Aim of the exercise
Track down every line below that holds "React" and copy it.

Dataset excerpt

----------------

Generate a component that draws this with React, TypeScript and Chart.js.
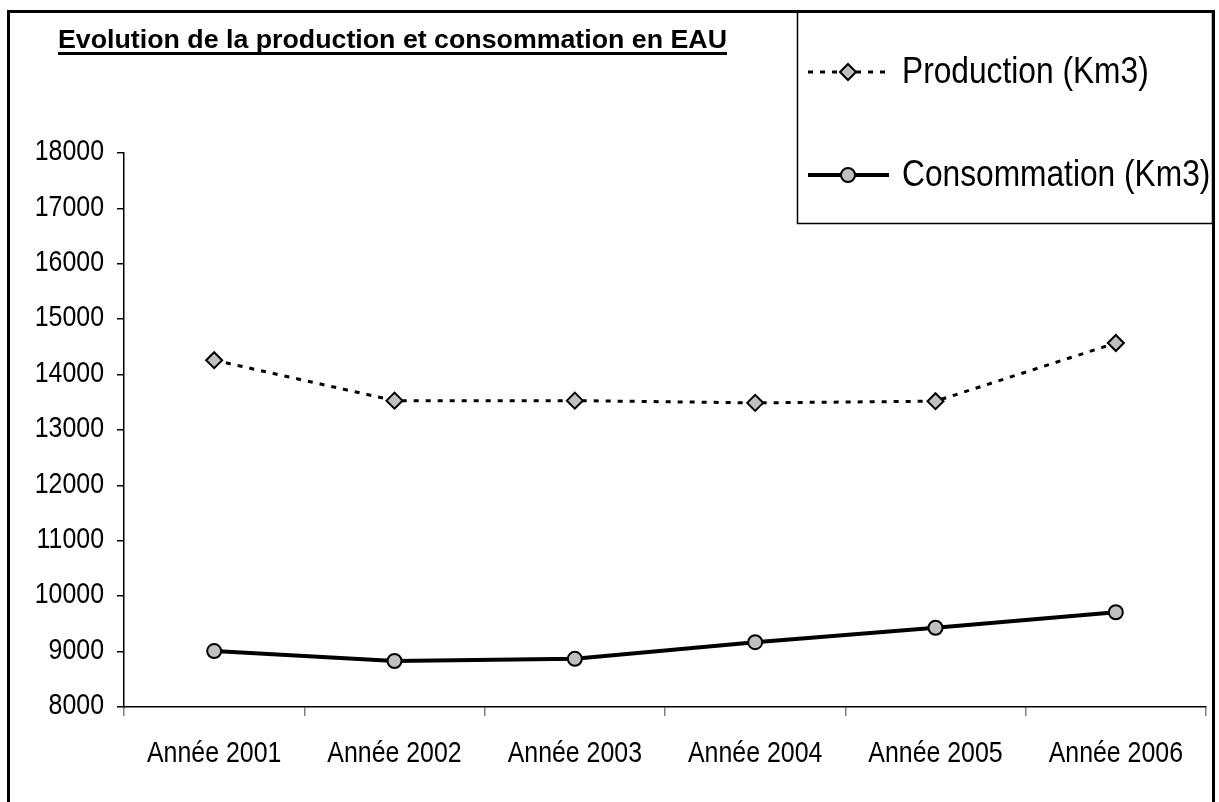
import React, { useEffect, useRef } from "react";
import { Chart, registerables } from "chart.js";

Chart.register(...registerables);

const categories = ["Année 2001", "Année 2002", "Année 2003", "Année 2004", "Année 2005", "Année 2006"];
const production = [14260, 13530, 13530, 13490, 13520, 14570];
const consommation = [9010, 8830, 8870, 9170, 9430, 9710];
const seriesNames = ["Production (Km3)", "Consommation (Km3)"];
const titleText = "Evolution de la production et consommation en EAU";
const yMin = 8000;
const yMax = 18000;
const yStep = 1000;

const FONT = "'Liberation Sans', Arial, sans-serif";

function narrowText(
  ctx: CanvasRenderingContext2D,
  text: string,
  x: number,
  y: number,
  sx: number,
  align: CanvasTextAlign,
  baseline: CanvasTextBaseline
) {
  ctx.save();
  ctx.translate(x, y);
  ctx.scale(sx, 1);
  ctx.textAlign = align;
  ctx.textBaseline = baseline;
  ctx.fillText(text, 0, 0);
  ctx.restore();
}

const decorPlugin = {
  id: "decor",
  afterDraw(chart: any) {
    const ctx = chart.ctx as CanvasRenderingContext2D;
    ctx.save();
    // outer frame
    ctx.strokeStyle = "#000";
    ctx.lineWidth = 3;
    ctx.strokeRect(8.5, 11.5, 1205, 800);
    // title
    ctx.fillStyle = "#000";
    ctx.font = `bold 26px ${FONT}`;
    const tw0 = ctx.measureText(titleText).width;
    const titleW = 669;
    narrowText(ctx, titleText, 58, 48, titleW / tw0, "left", "alphabetic");
    ctx.fillRect(58, 52, titleW, 3);
    // tick labels
    ctx.font = `30px ${FONT}`;
    const ys = chart.scales.y;
    ys.ticks.forEach((t: any) => {
      narrowText(ctx, String(t.value), 104, ys.getPixelForValue(t.value) - 1, 0.83, "right", "middle");
    });
    const xs = chart.scales.x;
    categories.forEach((c, i) => {
      narrowText(ctx, c, xs.getPixelForValue(i), 762, 0.83, "center", "alphabetic");
    });
    // legend box
    ctx.lineWidth = 1.5;
    ctx.strokeStyle = "#000";
    ctx.strokeRect(797.5, 11.5, 415, 212);
    const ds = chart.data.datasets;
    const rows = [72, 175];
    ds.forEach((d: any, i: number) => {
      const y = rows[i];
      ctx.save();
      ctx.strokeStyle = d.borderColor;
      ctx.lineWidth = d.borderWidth;
      ctx.setLineDash(d.borderDash || []);
      ctx.beginPath();
      ctx.moveTo(808, y);
      ctx.lineTo(889, y);
      ctx.stroke();
      ctx.setLineDash([]);
      ctx.fillStyle = d.pointBackgroundColor;
      ctx.strokeStyle = d.pointBorderColor;
      ctx.lineWidth = d.pointBorderWidth;
      const r = d.pointRadius;
      ctx.beginPath();
      if (d.pointStyle === "rectRot") {
        ctx.moveTo(848, y - r);
        ctx.lineTo(848 + r, y);
        ctx.lineTo(848, y + r);
        ctx.lineTo(848 - r, y);
        ctx.closePath();
      } else {
        ctx.arc(848, y, r, 0, Math.PI * 2);
      }
      ctx.fill();
      ctx.stroke();
      ctx.restore();
      ctx.fillStyle = "#000";
      ctx.font = `37px ${FONT}`;
      narrowText(ctx, d.label, 902, y + 1, 0.857, "left", "middle");
    });
    ctx.restore();
  },
};

export default function App() {
  const ref = useRef<HTMLCanvasElement | null>(null);
  useEffect(() => {
    if (!ref.current) return;
    const chart = new Chart(ref.current, {
      type: "line",
      data: {
        labels: categories,
        datasets: [
          {
            label: seriesNames[0],
            data: production,
            borderColor: "#000",
            borderWidth: 3,
            borderDash: [5, 7],
            pointStyle: "rectRot",
            pointRadius: 8,
            pointBackgroundColor: "#c0c0c0",
            pointBorderColor: "#000",
            pointBorderWidth: 2,
            tension: 0,
          },
          {
            label: seriesNames[1],
            data: consommation,
            borderColor: "#000",
            borderWidth: 4,
            pointStyle: "circle",
            pointRadius: 7,
            pointBackgroundColor: "#c0c0c0",
            pointBorderColor: "#000",
            pointBorderWidth: 2,
            tension: 0,
          },
        ],
      },
      options: {
        animation: false,
        responsive: false,
        maintainAspectRatio: false,
        layout: { padding: { left: 0, top: 153, right: 13, bottom: 40 } },
        plugins: { legend: { display: false }, title: { display: false }, tooltip: { enabled: false } },
        scales: {
          x: {
            type: "category",
            offset: true,
            grid: { offset: true, drawOnChartArea: false, drawTicks: true, tickLength: 9, color: "#808080", lineWidth: 1.5 },
            border: { display: true, color: "#000", width: 1.5 },
            ticks: { display: false, autoSkip: false, maxRotation: 0 },
            afterFit: (s: any) => { s.height = 55; },
          },
          y: {
            min: yMin,
            max: yMax,
            grid: { drawOnChartArea: false, drawTicks: true, tickLength: 7, color: "#000", lineWidth: 1.5 },
            border: { display: true, color: "#000", width: 1.5 },
            ticks: { display: false, stepSize: yStep },
            afterFit: (s: any) => { s.width = 124; },
          },
        },
      },
      plugins: [decorPlugin],
    });
    return () => chart.destroy();
  }, []);
  return (
    <div style={{ position: "fixed", left: 0, top: 0, width: 1219, height: 802, background: "#fff" }}>
      <canvas ref={ref} width={1219} height={802} style={{ width: 1219, height: 802, display: "block" }} />
    </div>
  );
}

----------------

Exercise solution
Generate a component that draws this with React, TypeScript and Chart.js.
import React, { useEffect, useRef } from "react";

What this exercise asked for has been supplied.